_WHAT YOU WILL DO_
Copy the records below exactly, starting at the line that contains "Generate a Python" and ending at the line that contains "plt.rcParams['font.family'] = ['Liberation"; leave out any pictures.

_MATERIAL TO PROCESS_
· · · ·
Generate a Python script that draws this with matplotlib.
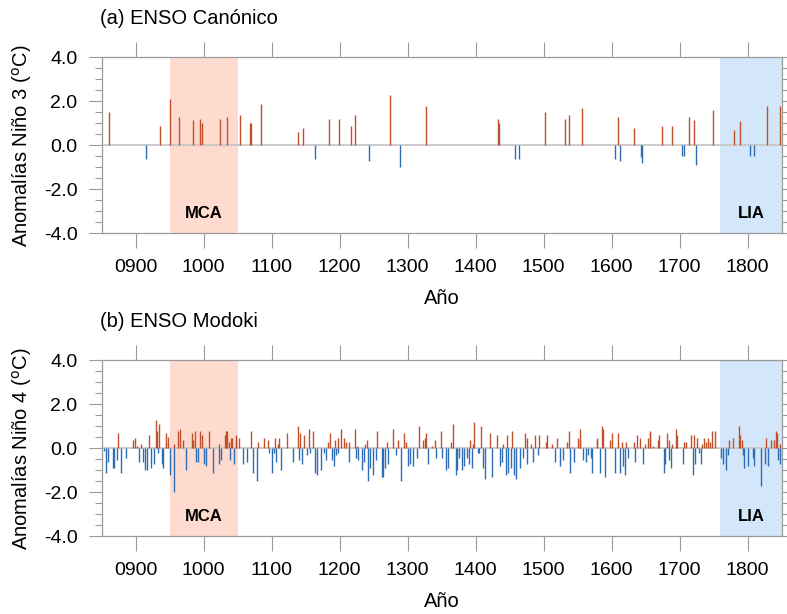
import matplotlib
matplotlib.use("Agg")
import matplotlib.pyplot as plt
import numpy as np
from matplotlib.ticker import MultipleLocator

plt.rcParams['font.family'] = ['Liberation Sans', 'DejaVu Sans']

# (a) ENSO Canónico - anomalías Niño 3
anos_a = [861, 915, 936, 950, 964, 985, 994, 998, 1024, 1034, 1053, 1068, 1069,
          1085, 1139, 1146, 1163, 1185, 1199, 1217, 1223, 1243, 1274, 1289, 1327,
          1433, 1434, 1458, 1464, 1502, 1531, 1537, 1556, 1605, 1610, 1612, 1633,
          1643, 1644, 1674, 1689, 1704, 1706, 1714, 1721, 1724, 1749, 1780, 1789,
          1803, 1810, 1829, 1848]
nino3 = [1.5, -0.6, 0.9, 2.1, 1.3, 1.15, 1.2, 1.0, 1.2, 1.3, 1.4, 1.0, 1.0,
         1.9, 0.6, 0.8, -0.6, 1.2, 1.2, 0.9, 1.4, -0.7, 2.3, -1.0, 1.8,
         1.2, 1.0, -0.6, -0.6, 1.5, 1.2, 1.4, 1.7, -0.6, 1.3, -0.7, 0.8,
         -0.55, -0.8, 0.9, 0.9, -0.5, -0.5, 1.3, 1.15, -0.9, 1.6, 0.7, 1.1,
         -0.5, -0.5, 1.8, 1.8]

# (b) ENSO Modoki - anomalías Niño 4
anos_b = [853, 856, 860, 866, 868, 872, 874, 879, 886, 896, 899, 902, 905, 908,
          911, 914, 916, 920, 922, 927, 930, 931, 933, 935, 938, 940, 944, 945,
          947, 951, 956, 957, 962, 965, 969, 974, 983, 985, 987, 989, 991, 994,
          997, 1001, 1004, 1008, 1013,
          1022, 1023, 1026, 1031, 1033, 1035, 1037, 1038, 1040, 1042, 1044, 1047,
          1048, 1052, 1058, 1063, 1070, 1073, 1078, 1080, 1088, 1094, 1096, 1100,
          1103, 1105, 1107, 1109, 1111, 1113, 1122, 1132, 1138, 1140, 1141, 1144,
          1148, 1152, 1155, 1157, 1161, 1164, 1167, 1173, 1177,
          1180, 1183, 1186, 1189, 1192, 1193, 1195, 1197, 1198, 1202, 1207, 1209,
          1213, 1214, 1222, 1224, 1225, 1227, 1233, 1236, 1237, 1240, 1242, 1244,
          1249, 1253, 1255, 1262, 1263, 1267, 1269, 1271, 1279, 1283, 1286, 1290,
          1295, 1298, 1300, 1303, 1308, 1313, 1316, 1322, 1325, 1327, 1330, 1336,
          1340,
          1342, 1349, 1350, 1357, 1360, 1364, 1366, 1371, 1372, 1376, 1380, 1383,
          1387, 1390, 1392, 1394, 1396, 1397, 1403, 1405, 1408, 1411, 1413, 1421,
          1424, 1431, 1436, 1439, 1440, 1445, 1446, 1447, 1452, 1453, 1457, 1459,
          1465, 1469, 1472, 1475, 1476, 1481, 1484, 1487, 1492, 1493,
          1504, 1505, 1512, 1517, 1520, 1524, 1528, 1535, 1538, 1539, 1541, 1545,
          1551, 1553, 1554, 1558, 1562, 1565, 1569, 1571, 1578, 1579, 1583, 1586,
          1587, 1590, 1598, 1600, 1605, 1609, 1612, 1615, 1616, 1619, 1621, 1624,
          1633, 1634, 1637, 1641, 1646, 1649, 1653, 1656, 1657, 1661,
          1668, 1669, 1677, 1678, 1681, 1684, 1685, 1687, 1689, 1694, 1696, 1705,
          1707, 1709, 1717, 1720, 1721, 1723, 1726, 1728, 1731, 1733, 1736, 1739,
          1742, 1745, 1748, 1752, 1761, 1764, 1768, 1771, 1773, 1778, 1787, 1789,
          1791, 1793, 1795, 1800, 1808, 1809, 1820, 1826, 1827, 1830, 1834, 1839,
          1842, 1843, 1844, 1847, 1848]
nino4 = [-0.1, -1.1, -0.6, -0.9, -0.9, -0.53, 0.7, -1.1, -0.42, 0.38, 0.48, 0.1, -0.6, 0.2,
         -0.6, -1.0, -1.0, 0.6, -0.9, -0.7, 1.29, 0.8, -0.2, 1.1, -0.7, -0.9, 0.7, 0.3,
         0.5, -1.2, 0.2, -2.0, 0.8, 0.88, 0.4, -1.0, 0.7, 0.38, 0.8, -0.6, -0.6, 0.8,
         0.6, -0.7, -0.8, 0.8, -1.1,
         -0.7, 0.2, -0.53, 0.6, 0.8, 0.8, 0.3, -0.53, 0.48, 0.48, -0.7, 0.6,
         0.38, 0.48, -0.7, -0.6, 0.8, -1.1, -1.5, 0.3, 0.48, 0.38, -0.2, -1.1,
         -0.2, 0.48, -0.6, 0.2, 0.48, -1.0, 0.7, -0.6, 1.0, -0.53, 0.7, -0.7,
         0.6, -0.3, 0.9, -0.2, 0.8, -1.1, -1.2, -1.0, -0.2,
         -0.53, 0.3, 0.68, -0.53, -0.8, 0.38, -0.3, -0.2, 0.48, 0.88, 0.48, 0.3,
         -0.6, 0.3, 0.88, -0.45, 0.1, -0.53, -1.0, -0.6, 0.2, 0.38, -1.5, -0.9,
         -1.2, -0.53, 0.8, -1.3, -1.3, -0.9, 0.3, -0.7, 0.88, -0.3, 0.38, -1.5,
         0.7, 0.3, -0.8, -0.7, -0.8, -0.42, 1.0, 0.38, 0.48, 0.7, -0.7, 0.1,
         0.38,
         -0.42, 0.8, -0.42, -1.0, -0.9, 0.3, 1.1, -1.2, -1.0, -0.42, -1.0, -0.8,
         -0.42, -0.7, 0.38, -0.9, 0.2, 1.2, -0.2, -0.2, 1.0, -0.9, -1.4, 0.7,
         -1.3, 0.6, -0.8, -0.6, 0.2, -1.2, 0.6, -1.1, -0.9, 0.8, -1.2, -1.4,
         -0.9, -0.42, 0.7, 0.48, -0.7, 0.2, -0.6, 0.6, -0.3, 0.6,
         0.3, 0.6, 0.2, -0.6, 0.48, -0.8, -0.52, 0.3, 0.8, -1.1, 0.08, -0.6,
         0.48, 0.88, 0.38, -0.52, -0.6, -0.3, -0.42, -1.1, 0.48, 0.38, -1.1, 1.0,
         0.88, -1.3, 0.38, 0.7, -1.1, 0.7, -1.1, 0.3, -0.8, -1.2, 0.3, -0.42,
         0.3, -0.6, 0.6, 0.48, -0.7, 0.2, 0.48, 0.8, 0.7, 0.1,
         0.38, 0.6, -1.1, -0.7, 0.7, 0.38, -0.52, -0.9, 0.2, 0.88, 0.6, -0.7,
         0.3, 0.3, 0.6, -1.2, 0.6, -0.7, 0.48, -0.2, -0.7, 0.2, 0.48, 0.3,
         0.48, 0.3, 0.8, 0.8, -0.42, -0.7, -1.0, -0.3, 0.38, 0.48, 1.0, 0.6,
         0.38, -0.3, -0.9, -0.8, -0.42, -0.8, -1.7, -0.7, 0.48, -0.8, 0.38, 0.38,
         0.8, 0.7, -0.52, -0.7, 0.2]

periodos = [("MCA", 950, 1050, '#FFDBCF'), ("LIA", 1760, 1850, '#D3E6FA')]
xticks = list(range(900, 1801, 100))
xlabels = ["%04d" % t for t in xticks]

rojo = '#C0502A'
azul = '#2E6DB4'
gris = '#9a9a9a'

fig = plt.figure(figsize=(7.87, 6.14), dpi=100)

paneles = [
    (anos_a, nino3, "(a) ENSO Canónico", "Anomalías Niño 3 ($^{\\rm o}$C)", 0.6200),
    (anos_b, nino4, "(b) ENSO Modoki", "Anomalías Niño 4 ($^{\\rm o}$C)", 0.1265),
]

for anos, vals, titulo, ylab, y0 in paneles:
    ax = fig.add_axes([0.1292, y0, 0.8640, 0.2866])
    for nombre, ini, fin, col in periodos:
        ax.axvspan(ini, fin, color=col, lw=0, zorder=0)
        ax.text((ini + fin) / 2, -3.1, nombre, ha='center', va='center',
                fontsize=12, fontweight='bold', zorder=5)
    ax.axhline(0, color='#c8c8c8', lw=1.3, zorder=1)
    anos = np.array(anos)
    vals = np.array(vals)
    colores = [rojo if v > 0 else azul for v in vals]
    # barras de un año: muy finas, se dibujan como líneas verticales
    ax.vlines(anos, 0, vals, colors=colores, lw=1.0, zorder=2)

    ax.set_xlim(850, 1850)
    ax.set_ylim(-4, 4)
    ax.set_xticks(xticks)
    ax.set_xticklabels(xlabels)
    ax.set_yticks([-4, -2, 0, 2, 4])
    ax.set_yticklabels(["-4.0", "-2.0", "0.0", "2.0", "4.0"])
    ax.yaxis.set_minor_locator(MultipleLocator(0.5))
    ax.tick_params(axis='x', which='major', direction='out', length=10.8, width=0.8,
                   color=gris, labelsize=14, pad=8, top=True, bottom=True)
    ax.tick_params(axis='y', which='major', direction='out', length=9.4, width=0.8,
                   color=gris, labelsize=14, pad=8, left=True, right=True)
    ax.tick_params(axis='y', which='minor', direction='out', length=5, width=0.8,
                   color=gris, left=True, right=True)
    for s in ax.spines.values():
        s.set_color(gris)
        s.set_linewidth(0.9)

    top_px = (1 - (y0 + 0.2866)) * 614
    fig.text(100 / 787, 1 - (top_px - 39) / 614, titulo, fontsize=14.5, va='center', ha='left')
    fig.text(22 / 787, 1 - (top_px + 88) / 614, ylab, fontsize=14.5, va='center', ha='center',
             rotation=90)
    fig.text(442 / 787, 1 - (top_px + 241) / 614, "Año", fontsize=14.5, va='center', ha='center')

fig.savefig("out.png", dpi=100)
· · · ·
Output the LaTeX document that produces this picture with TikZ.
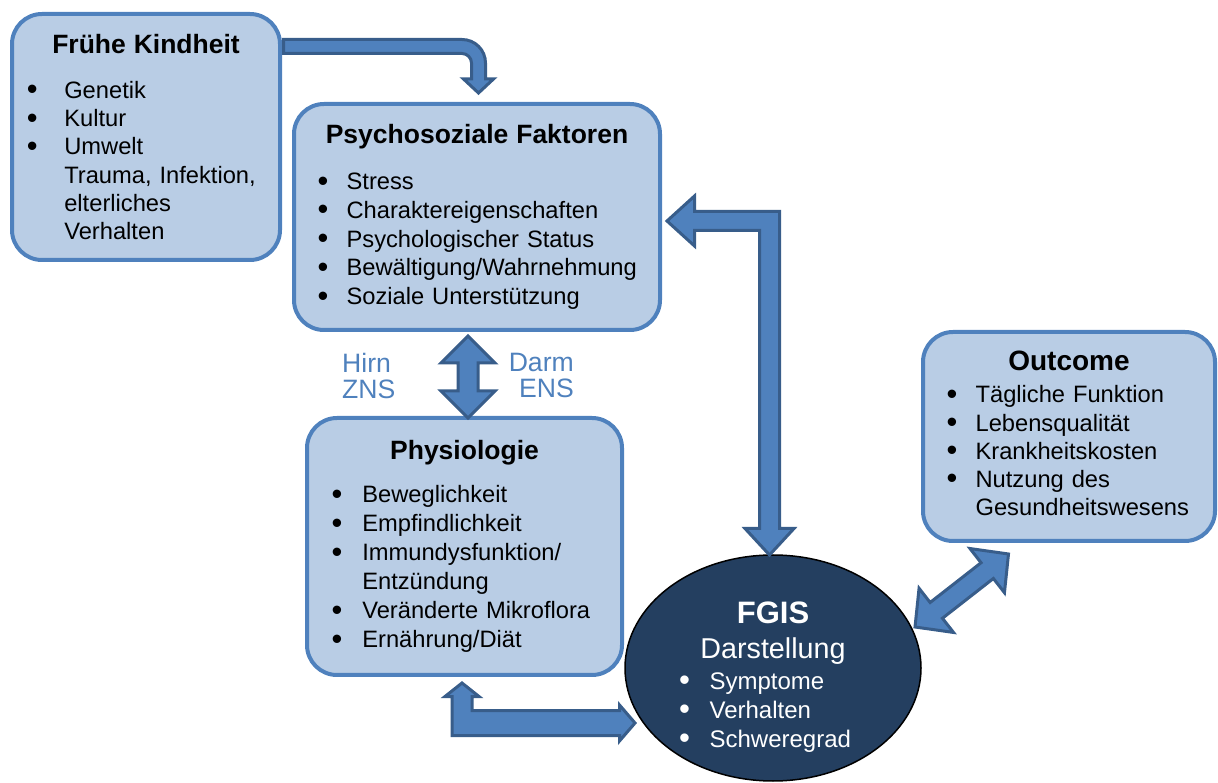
· · · ·
_EXPECTED ANSWER_
Generate a Python script that draws this with matplotlib.
import matplotlib
matplotlib.use("Agg")
import matplotlib.pyplot as plt
import numpy as np
from matplotlib.ticker import MultipleLocator

plt.rcParams['font.family'] = ['Liberation Sans', 'DejaVu Sans']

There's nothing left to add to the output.